What the exercise asks
Below are the records; collect from them each line containing the string "this".

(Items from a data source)
————————
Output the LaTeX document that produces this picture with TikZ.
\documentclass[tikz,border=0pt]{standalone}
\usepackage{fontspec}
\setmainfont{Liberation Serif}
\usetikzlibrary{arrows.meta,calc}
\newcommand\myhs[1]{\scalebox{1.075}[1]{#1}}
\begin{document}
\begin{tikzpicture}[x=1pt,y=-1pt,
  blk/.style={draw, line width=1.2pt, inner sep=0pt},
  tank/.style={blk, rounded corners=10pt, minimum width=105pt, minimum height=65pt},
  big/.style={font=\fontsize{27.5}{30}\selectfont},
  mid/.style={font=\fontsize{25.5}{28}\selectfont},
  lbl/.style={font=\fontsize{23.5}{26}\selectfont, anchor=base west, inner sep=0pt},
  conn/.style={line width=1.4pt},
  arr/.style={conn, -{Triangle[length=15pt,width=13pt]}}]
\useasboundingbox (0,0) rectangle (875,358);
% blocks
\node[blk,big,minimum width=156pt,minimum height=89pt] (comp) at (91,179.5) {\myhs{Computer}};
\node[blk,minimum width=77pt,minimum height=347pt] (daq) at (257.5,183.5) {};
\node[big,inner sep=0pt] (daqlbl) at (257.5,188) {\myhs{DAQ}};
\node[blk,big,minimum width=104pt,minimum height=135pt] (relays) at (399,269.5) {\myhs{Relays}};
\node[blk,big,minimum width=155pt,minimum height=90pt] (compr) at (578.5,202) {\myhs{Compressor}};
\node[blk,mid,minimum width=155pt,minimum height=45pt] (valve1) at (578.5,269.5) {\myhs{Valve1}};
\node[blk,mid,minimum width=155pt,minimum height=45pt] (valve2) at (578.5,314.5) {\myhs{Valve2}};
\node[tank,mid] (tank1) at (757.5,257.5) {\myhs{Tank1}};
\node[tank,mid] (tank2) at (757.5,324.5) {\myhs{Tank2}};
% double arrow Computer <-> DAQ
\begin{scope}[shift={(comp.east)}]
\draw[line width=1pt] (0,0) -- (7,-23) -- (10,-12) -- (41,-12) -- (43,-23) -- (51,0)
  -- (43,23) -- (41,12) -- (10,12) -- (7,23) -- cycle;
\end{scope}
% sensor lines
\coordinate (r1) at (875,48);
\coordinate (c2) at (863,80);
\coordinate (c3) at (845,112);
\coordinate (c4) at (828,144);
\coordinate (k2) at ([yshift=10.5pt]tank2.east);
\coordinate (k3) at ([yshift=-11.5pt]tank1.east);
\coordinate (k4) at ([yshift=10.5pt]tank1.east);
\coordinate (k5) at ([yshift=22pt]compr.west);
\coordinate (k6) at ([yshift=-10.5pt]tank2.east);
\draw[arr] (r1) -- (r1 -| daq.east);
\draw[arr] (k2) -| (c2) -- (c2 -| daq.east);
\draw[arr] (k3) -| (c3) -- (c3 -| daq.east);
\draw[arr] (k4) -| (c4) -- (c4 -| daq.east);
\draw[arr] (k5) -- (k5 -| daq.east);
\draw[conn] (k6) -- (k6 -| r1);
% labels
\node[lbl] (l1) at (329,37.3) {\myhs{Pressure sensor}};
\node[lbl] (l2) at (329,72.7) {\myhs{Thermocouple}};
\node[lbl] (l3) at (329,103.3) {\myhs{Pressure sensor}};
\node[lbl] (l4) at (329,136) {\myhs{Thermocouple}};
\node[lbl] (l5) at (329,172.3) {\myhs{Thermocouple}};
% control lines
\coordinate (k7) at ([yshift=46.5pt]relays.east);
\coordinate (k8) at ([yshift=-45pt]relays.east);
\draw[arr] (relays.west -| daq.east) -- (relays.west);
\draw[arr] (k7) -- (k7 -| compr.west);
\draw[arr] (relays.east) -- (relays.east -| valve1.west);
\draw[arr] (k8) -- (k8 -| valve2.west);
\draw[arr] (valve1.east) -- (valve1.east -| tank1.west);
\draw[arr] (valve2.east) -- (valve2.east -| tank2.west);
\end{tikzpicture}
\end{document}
————————
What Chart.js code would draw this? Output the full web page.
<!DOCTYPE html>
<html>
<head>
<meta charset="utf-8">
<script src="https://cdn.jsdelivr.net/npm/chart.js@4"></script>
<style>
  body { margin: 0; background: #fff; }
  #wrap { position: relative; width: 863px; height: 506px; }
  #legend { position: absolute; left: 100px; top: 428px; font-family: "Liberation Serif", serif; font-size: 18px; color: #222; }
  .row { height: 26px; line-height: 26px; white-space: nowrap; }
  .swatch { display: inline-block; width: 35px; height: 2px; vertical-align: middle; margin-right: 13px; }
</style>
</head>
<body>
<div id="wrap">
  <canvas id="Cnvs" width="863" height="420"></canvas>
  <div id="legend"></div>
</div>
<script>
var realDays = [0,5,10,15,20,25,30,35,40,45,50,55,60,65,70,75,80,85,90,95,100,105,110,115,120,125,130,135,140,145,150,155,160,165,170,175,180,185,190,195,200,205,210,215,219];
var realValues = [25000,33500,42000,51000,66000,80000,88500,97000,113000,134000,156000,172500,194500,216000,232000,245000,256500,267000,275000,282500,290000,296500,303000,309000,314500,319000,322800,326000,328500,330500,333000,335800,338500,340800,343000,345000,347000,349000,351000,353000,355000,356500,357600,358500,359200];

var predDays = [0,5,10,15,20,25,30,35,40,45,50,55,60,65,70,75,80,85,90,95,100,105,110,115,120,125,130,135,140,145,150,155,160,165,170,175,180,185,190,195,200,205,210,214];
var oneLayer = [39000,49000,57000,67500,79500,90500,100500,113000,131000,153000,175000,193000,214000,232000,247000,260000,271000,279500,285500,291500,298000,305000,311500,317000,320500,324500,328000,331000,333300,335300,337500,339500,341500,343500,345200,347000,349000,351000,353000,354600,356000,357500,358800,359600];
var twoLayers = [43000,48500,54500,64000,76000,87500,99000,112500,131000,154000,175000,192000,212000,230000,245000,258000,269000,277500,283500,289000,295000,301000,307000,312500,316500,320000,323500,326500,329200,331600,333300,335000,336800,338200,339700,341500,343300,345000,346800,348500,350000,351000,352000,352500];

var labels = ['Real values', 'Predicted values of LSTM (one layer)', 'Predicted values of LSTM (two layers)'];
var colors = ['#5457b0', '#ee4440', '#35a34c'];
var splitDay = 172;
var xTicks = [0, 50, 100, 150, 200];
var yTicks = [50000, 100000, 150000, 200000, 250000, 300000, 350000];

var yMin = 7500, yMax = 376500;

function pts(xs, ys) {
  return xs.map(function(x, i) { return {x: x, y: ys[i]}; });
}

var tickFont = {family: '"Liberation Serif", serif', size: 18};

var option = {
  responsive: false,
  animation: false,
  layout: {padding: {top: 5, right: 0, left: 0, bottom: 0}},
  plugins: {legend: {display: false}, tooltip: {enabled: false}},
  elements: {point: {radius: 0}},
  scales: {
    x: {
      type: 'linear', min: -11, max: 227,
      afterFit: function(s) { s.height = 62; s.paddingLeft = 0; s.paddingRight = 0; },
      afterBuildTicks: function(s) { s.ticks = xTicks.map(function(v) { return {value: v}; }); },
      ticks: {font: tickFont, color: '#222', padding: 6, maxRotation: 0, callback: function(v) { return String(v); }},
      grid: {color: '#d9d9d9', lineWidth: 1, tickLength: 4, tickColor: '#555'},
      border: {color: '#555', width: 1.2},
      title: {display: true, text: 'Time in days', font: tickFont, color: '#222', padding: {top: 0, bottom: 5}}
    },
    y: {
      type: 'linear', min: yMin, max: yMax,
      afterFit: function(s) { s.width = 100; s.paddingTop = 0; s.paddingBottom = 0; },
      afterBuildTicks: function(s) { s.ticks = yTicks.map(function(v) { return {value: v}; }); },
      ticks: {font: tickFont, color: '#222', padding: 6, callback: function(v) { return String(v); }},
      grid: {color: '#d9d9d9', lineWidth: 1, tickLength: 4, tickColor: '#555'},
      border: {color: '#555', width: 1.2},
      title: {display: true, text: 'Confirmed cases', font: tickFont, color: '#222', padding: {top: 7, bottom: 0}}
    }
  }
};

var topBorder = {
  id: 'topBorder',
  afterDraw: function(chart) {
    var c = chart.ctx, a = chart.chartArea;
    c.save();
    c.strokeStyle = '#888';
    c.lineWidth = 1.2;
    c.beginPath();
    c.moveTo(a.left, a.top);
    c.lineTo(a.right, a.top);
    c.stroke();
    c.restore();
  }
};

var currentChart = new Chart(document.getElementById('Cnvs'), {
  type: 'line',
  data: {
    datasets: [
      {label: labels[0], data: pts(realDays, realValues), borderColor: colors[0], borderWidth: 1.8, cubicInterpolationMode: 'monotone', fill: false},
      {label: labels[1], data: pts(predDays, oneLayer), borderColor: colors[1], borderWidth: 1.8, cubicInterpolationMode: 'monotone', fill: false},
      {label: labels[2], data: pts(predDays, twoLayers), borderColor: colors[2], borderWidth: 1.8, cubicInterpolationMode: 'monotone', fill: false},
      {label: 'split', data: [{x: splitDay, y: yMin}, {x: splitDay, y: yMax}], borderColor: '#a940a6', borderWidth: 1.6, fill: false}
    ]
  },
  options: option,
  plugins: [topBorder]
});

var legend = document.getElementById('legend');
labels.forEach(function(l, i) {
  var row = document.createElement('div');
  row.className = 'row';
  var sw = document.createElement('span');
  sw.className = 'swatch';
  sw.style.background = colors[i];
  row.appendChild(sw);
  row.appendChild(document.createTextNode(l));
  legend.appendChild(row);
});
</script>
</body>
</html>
————————
Exercise response
Output the LaTeX document that produces this picture with TikZ.
What Chart.js code would draw this? Output the full web page.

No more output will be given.